Instruction:
Leave out the pictures and repeat the data exactly.

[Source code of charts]
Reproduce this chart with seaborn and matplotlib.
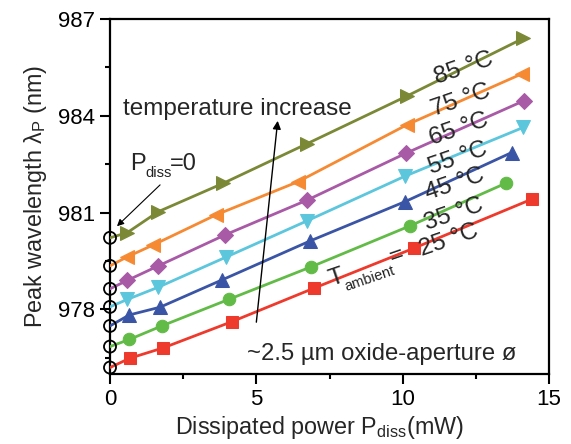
import matplotlib
matplotlib.use("Agg")
import matplotlib.pyplot as plt
import seaborn as sns
import numpy as np
import pandas as pd
from matplotlib.ticker import MultipleLocator, FixedLocator

sns.set_theme(style="ticks")
plt.rcParams['font.family'] = ['Liberation Sans', 'DejaVu Sans']
plt.rcParams['mathtext.fontset'] = 'custom'
plt.rcParams['mathtext.rm'] = 'Liberation Sans'
plt.rcParams['mathtext.it'] = 'Liberation Sans'

# ---- data ----
temperatures = ["25 °C", "35 °C", "45 °C", "55 °C", "65 °C", "75 °C", "85 °C"]
y_at_zero = [976.20, 976.85, 977.49, 978.08, 978.64, 979.35, 980.22]

p_25 = [0.68, 1.82, 4.16, 6.97, 10.39, 14.42]
w_25 = [976.49, 976.81, 977.62, 978.66, 979.90, 981.42]
p_35 = [0.66, 1.77, 4.08, 6.87, 10.25, 13.52]
w_35 = [977.07, 977.49, 978.32, 979.32, 980.59, 981.91]
p_45 = [0.66, 1.71, 3.84, 6.83, 10.08, 13.72]
w_45 = [977.83, 978.07, 978.92, 980.12, 981.34, 982.86]
p_55 = [0.59, 1.65, 3.96, 6.72, 10.08, 14.12]
w_55 = [978.31, 978.69, 979.62, 980.74, 982.13, 983.64]
p_65 = [0.59, 1.65, 3.93, 6.74, 10.11, 14.15]
w_65 = [978.90, 979.35, 980.31, 981.39, 982.84, 984.47]
p_75 = [0.59, 1.48, 3.62, 6.43, 10.14, 14.07]
w_75 = [979.63, 980.00, 980.93, 981.96, 983.72, 985.30]
p_85 = [0.59, 1.65, 3.87, 6.72, 10.14, 14.12]
w_85 = [980.38, 981.03, 981.91, 983.13, 984.61, 986.40]

powers = [p_25, p_35, p_45, p_55, p_65, p_75, p_85]
wavelengths = [w_25, w_35, w_45, w_55, w_65, w_75, w_85]

colors = ['#ee3a2c', '#62bb47', '#3a55a5', '#5cc6dc', '#a85aa6', '#f68a33', '#7b8835']
markers = ['s', 'o', '^', 'v', 'D', '<', '>']
msizes = [8, 9, 9.5, 9.5, 8, 9.5, 9.5]

label_x = [11.58, 11.75, 11.79, 11.89, 11.92, 11.99, 12.09]
label_y = [980.15, 980.93, 981.89, 982.69, 983.59, 984.49, 985.48]

xticks = [0, 5, 10, 15]
yticks = [978, 981, 984, 987]

# ---- figure ----
fig = plt.figure(figsize=(5.71, 4.44), dpi=100)
ax = fig.add_axes([110/571, 1-374/444, (549-110)/571, (374-19)/444])

for i in range(len(temperatures)):
    xs = [0.0] + powers[i]
    ys = [y_at_zero[i]] + wavelengths[i]
    df = pd.DataFrame({"P": xs, "W": ys})
    sns.lineplot(data=df, x="P", y="W", ax=ax, color=colors[i], lw=2.0,
                 marker=markers[i], markersize=msizes[i], markevery=list(range(1, len(xs))),
                 markeredgecolor=colors[i], markerfacecolor=colors[i],
                 estimator=None, sort=False, zorder=3)

zero_df = pd.DataFrame({"P": [0.0]*len(y_at_zero), "W": y_at_zero})
sns.scatterplot(data=zero_df, x="P", y="W", ax=ax, marker='o', s=75,
                facecolors='none', edgecolor='black', linewidth=1.3, zorder=5, clip_on=False)

ROT = 19
for i, t in enumerate(temperatures):
    ax.text(label_x[i], label_y[i], t, fontsize=17.5, rotation=ROT,
            ha='center', va='center', rotation_mode='anchor')

# T_ambient =
ax.text(7.57, 978.74, "T", fontsize=17.5, rotation=ROT, ha='left', va='baseline',
        rotation_mode='anchor')
ax.text(8.06, 978.57, "ambient", fontsize=10.5, rotation=ROT, ha='left', va='baseline',
        rotation_mode='anchor', color='#222222')
ax.text(9.81, 979.66, "=", fontsize=17.5, rotation=ROT, ha='center', va='center',
        rotation_mode='anchor')

ax.text(0.44, 984.03, "temperature increase", fontsize=17.5, ha='left', va='baseline')
ax.annotate("", xy=(5.74, 983.93), xytext=(4.99, 977.52),
            arrowprops=dict(arrowstyle='-|>', color='black', lw=1.0, mutation_scale=12))

ax.text(0.68, 982.32, "P", fontsize=17, ha='left', va='baseline')
ax.text(1.22, 982.10, "diss", fontsize=10.5, ha='left', va='baseline', color='#222222')
ax.text(2.05, 982.32, "=0", fontsize=17, ha='left', va='baseline')
ax.annotate("", xy=(0.17, 980.52), xytext=(1.78, 981.92),
            arrowprops=dict(arrowstyle='-|>', color='black', lw=0.8, mutation_scale=10))

ax.text(4.67, 976.62, "~2.5 µm oxide-aperture ø", fontsize=17.2, ha='left', va='center')

ax.set_xlim(0, 15)
ax.set_ylim(976, 987)
ax.set_xticks(xticks)
ax.set_yticks(yticks)
ax.xaxis.set_minor_locator(MultipleLocator(2.5))
ax.yaxis.set_minor_locator(FixedLocator([976.5, 979.5, 982.5, 985.5]))
ax.tick_params(axis='both', which='major', direction='out', length=7, width=1.5,
               labelsize=16, color='black', labelcolor='black', pad=4)
ax.tick_params(axis='both', which='minor', direction='out', length=3.5, width=1.5, color='black')
ax.tick_params(top=False, right=False, which='both')
for s in ax.spines.values():
    s.set_visible(True)
    s.set_linewidth(1.6)
    s.set_color('black')

ax.set_xlabel(r"Dissipated power P$_{\mathregular{diss}}$(mW)", fontsize=16.8)
ax.xaxis.set_label_coords(0.478, -0.112)
ax.set_ylabel(r"Peak wavelength $\mathregular{\lambda}_{\mathregular{P}}$ (nm)", fontsize=16.8, labelpad=6)

fig.savefig("out.png", dpi=100)
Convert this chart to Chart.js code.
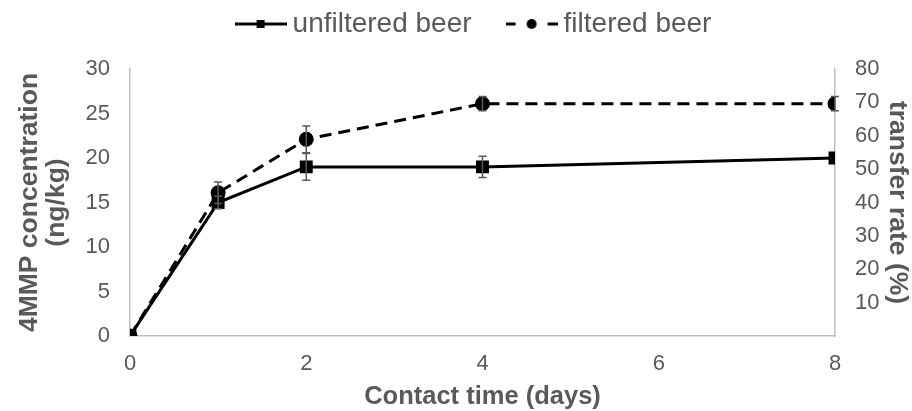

Solution to the problem:
Reproduce this chart with seaborn and matplotlib.
import matplotlib
matplotlib.use("Agg")
import matplotlib.pyplot as plt
import seaborn as sns
import numpy as np
import pandas as pd
from matplotlib.ticker import MultipleLocator, FixedLocator

sns.set_theme(style="ticks")
plt.rcParams['font.family'] = ['Liberation Sans', 'DejaVu Sans']
plt.rcParams['mathtext.fontset'] = 'custom'
plt.rcParams['mathtext.rm'] = 'Liberation Sans'
plt.rcParams['mathtext.it'] = 'Liberation Sans'

# ---- data ----
temperatures = ["25 °C", "35 °C", "45 °C", "55 °C", "65 °C", "75 °C", "85 °C"]
y_at_zero = [976.20, 976.85, 977.49, 978.08, 978.64, 979.35, 980.22]

p_25 = [0.68, 1.82, 4.16, 6.97, 10.39, 14.42]
w_25 = [976.49, 976.81, 977.62, 978.66, 979.90, 981.42]
p_35 = [0.66, 1.77, 4.08, 6.87, 10.25, 13.52]
w_35 = [977.07, 977.49, 978.32, 979.32, 980.59, 981.91]
p_45 = [0.66, 1.71, 3.84, 6.83, 10.08, 13.72]
w_45 = [977.83, 978.07, 978.92, 980.12, 981.34, 982.86]
p_55 = [0.59, 1.65, 3.96, 6.72, 10.08, 14.12]
w_55 = [978.31, 978.69, 979.62, 980.74, 982.13, 983.64]
p_65 = [0.59, 1.65, 3.93, 6.74, 10.11, 14.15]
w_65 = [978.90, 979.35, 980.31, 981.39, 982.84, 984.47]
p_75 = [0.59, 1.48, 3.62, 6.43, 10.14, 14.07]
w_75 = [979.63, 980.00, 980.93, 981.96, 983.72, 985.30]
p_85 = [0.59, 1.65, 3.87, 6.72, 10.14, 14.12]
w_85 = [980.38, 981.03, 981.91, 983.13, 984.61, 986.40]

powers = [p_25, p_35, p_45, p_55, p_65, p_75, p_85]
wavelengths = [w_25, w_35, w_45, w_55, w_65, w_75, w_85]

colors = ['#ee3a2c', '#62bb47', '#3a55a5', '#5cc6dc', '#a85aa6', '#f68a33', '#7b8835']
markers = ['s', 'o', '^', 'v', 'D', '<', '>']
msizes = [8, 9, 9.5, 9.5, 8, 9.5, 9.5]

label_x = [11.58, 11.75, 11.79, 11.89, 11.92, 11.99, 12.09]
label_y = [980.15, 980.93, 981.89, 982.69, 983.59, 984.49, 985.48]

xticks = [0, 5, 10, 15]
yticks = [978, 981, 984, 987]

# ---- figure ----
fig = plt.figure(figsize=(5.71, 4.44), dpi=100)
ax = fig.add_axes([110/571, 1-374/444, (549-110)/571, (374-19)/444])

for i in range(len(temperatures)):
    xs = [0.0] + powers[i]
    ys = [y_at_zero[i]] + wavelengths[i]
    df = pd.DataFrame({"P": xs, "W": ys})
    sns.lineplot(data=df, x="P", y="W", ax=ax, color=colors[i], lw=2.0,
                 marker=markers[i], markersize=msizes[i], markevery=list(range(1, len(xs))),
                 markeredgecolor=colors[i], markerfacecolor=colors[i],
                 estimator=None, sort=False, zorder=3)

zero_df = pd.DataFrame({"P": [0.0]*len(y_at_zero), "W": y_at_zero})
sns.scatterplot(data=zero_df, x="P", y="W", ax=ax, marker='o', s=75,
                facecolors='none', edgecolor='black', linewidth=1.3, zorder=5, clip_on=False)

ROT = 19
for i, t in enumerate(temperatures):
    ax.text(label_x[i], label_y[i], t, fontsize=17.5, rotation=ROT,
            ha='center', va='center', rotation_mode='anchor')

# T_ambient =
ax.text(7.57, 978.74, "T", fontsize=17.5, rotation=ROT, ha='left', va='baseline',
        rotation_mode='anchor')
ax.text(8.06, 978.57, "ambient", fontsize=10.5, rotation=ROT, ha='left', va='baseline',
        rotation_mode='anchor', color='#222222')
ax.text(9.81, 979.66, "=", fontsize=17.5, rotation=ROT, ha='center', va='center',
        rotation_mode='anchor')

ax.text(0.44, 984.03, "temperature increase", fontsize=17.5, ha='left', va='baseline')
ax.annotate("", xy=(5.74, 983.93), xytext=(4.99, 977.52),
            arrowprops=dict(arrowstyle='-|>', color='black', lw=1.0, mutation_scale=12))

ax.text(0.68, 982.32, "P", fontsize=17, ha='left', va='baseline')
ax.text(1.22, 982.10, "diss", fontsize=10.5, ha='left', va='baseline', color='#222222')
ax.text(2.05, 982.32, "=0", fontsize=17, ha='left', va='baseline')
ax.annotate("", xy=(0.17, 980.52), xytext=(1.78, 981.92),
            arrowprops=dict(arrowstyle='-|>', color='black', lw=0.8, mutation_scale=10))

ax.text(4.67, 976.62, "~2.5 µm oxide-aperture ø", fontsize=17.2, ha='left', va='center')

ax.set_xlim(0, 15)
ax.set_ylim(976, 987)
ax.set_xticks(xticks)
ax.set_yticks(yticks)
ax.xaxis.set_minor_locator(MultipleLocator(2.5))
ax.yaxis.set_minor_locator(FixedLocator([976.5, 979.5, 982.5, 985.5]))
ax.tick_params(axis='both', which='major', direction='out', length=7, width=1.5,
               labelsize=16, color='black', labelcolor='black', pad=4)
ax.tick_params(axis='both', which='minor', direction='out', length=3.5, width=1.5, color='black')
ax.tick_params(top=False, right=False, which='both')
for s in ax.spines.values():
    s.set_visible(True)
    s.set_linewidth(1.6)
    s.set_color('black')

ax.set_xlabel(r"Dissipated power P$_{\mathregular{diss}}$(mW)", fontsize=16.8)
ax.xaxis.set_label_coords(0.478, -0.112)
ax.set_ylabel(r"Peak wavelength $\mathregular{\lambda}_{\mathregular{P}}$ (nm)", fontsize=16.8, labelpad=6)

fig.savefig("out.png", dpi=100)
Convert this chart to Chart.js code.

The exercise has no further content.